When you’re told to open your eyes and watch the news, and you have to rebel against the instinct to sabotage your eyesight for fear of seeing one more thing that breaks your heart, make sure to tell people that news matters less than kindness. Kindness will tell you stories far more interesting.
Stick with honesty. Stick to it like someone super-glued you to your lover. Tell them where their hands are necessary, where they’re just wanted. Whisper things about mudita in their ear at night, stroke their ribs gently. Tell them that creativity is the mother of happiness, that expression is just another way of sitting on your doorstep and inviting someone in for tea. Tell them stories that they can stick bubble gum to and flatten and put into books to dry. Do not worry about what you are wearing that day. You are naked any which side you look at you. Wrinkles on your tea-friend, wrinkles on your forehead, once you escaped a tyranny.

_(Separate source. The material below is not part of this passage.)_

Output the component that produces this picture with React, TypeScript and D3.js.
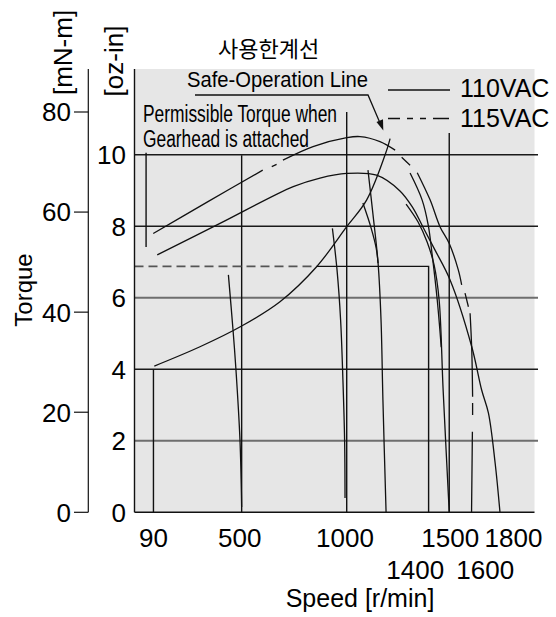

You make beautiful stews, sell them from a window and know everyone who comes by. You marched to protect your children while men with guns were refocusing their shots at your body. You wear your scars like counterfeit giftshops, tucked away under your clothes, under your skin and voice and fingernails. You cut off a fingernail once while making soup and almost saw a memory slip away into the paste.
Cilantro. Onion. Hands that hold axes and rustle birdcalls from the woods. Hands that breed, that feed.
Lately, when you can’t decide on the landscape that’s fighting with the sky tonight, you imagine desert and shrubs. Nowhere to hide. You imagine the rain that comes after a hard battle, the feeling after scars have healed – like being made stronger was always in the plan.